The Patriots added to the halftime lead when Bledsoe connected with Wiggins for a 1-yard touchdown pass in the third quarter. Completions of 19 yards to Terry Glenn and 17 yards to Brown keyed the scoring drive.

On the Chiefs’ subsequent series, another ex-Jet, Otis Smith, picked off a Grbac pass and returned it 56 yards to the Chiefs’ 40. The possession ended without points, though, as Adam Vinatieri missed a 37-yard field goal attempt wide right.

The Chiefs then drove 73 yards, with Grbac tossing a 4-yard touchdown pass to Tony Gonzalez with 13:43 remaining to pull them within 10 points, 27-17.

After Vinatieri’s third field goal made it 30-17, Chiefs linebacker Mike Maslowski forced a Kevin Faulk fumble, which led to a 19-yard touchdown pass from Grbac to Kevin Lockett with 3:58 remaining.

The Chiefs put a final scare into the Patriots, but Jones made the stop that counted on Gonzalez.

“I wasn’t going to let him score, no way,” said Jones. “I knew if I made the tackle and laid him down, the game was over. They had no timeouts left. I wasn’t going to let him get back in the huddle and run one more play.

“It shouldn’t have been that close.

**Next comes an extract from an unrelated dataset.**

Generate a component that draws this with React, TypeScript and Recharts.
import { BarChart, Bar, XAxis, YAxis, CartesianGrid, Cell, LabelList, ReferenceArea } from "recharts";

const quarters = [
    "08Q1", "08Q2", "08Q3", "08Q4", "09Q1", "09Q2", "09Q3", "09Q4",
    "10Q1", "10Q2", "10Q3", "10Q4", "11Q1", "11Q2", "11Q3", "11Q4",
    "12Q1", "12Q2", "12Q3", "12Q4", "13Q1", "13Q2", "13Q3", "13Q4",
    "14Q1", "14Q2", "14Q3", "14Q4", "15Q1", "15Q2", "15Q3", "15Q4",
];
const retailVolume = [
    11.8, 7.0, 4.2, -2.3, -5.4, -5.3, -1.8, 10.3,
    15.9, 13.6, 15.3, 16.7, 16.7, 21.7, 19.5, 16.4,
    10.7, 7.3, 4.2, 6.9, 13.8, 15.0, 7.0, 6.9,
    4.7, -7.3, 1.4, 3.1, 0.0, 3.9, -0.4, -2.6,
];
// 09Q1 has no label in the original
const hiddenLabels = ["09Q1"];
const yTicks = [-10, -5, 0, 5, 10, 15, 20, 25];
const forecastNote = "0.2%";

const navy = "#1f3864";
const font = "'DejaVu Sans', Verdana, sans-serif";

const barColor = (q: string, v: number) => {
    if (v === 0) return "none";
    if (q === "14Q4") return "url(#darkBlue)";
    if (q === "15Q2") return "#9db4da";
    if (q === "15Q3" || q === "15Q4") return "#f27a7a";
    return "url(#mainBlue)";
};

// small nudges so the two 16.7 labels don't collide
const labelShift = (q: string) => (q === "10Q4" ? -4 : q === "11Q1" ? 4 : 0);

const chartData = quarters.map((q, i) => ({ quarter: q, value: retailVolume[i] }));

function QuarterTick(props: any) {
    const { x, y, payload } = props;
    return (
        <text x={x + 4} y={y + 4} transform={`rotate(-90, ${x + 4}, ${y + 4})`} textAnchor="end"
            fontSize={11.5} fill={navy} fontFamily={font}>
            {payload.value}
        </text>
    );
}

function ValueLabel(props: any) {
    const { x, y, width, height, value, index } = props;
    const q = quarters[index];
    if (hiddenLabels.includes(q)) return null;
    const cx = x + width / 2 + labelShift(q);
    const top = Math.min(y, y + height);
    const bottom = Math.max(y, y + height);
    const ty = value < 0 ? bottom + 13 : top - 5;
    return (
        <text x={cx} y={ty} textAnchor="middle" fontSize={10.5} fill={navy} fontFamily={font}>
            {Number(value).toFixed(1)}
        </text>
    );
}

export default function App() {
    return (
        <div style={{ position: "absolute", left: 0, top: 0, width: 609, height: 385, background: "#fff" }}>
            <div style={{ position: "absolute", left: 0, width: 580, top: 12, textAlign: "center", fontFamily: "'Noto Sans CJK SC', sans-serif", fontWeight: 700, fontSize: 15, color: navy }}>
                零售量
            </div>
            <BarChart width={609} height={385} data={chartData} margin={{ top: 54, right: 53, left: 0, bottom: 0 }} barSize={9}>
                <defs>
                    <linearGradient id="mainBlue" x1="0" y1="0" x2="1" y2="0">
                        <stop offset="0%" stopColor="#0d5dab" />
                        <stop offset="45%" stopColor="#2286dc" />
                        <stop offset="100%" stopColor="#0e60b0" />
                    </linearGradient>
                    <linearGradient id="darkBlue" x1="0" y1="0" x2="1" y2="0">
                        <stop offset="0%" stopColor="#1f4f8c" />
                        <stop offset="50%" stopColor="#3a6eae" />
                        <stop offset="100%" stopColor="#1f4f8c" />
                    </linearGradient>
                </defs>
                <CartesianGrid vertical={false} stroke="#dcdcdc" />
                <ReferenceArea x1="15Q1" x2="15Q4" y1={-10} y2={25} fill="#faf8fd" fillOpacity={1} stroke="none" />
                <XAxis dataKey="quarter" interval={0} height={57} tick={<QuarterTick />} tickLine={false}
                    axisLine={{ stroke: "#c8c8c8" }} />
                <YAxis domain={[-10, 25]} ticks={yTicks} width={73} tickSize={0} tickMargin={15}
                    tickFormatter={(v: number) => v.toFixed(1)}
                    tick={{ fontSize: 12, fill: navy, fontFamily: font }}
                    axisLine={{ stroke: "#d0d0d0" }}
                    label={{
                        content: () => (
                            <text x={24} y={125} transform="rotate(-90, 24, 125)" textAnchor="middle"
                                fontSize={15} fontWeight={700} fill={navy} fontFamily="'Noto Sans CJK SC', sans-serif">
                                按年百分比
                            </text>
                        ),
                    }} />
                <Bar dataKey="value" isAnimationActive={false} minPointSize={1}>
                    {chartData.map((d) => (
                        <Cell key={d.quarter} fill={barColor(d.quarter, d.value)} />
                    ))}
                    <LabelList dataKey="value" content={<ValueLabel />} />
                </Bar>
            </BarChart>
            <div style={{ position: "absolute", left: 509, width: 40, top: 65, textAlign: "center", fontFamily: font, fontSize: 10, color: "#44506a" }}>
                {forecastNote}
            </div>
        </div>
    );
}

The whole world is watching.”

A spurt by the Patriots just before halftime broke a 10-10 tie and gave them the 10-point cushion. Faulk returned a punt 35 yards to the Chiefs’ 32, and three plays later Bledsoe fired a 17-yard touchdown pass to Brown with two minutes remaining for a 17-10 lead.

Vinatieri booted a 53-yard field goal, the second-longest of his career, with no time left on the clock.

Prior to that, the Chiefs and Patriots played a game of copycat, taking turns with field goals in the first 6:33 of the game, and with matching second-quarter touchdowns.

Jackson, acquired from the St. Louis Rams’ practice squad two weeks ago, returned the opening kickoff 47 yards to the Kansas City 47. He was subbing on returns for Faulk (22 carries, 52 yards), who started at running back because J.R. Redmond was inactive with bruised ribs.

The Patriots could move only 17 yards, though, and Vinatieri put them ahead with a 48-yarder.

When the Chiefs got the ball back, Todd Peterson answered from 42 yards to tie it.

The Patriots pulled out all stops on their next possession. They used the no-huddle offense, five receivers, and - most notably - defensive tackle Henry Thomas as a fullback near the goal line. When the Patriots got to the 1, Thomas was the lead blocker for Faulk once, but Faulk couldn’t get in. On the next play, the Patriots ran Faulk to the opposite side and he leaped over the goal line, making it 10-3.

Offensive coordinator Weis pulled out some seldom-used plays. On one series, Glenn ran a reverse that went for 35 yards.

Ty Law defensed four passes intended for Derrick Alexander in the first half, but Law and Lawyer Milloy’s $12 million coverage was beaten by Alexander on an 81-yard bomb from Grbac with 8:39 remaining in the half, evening the score, 10-10.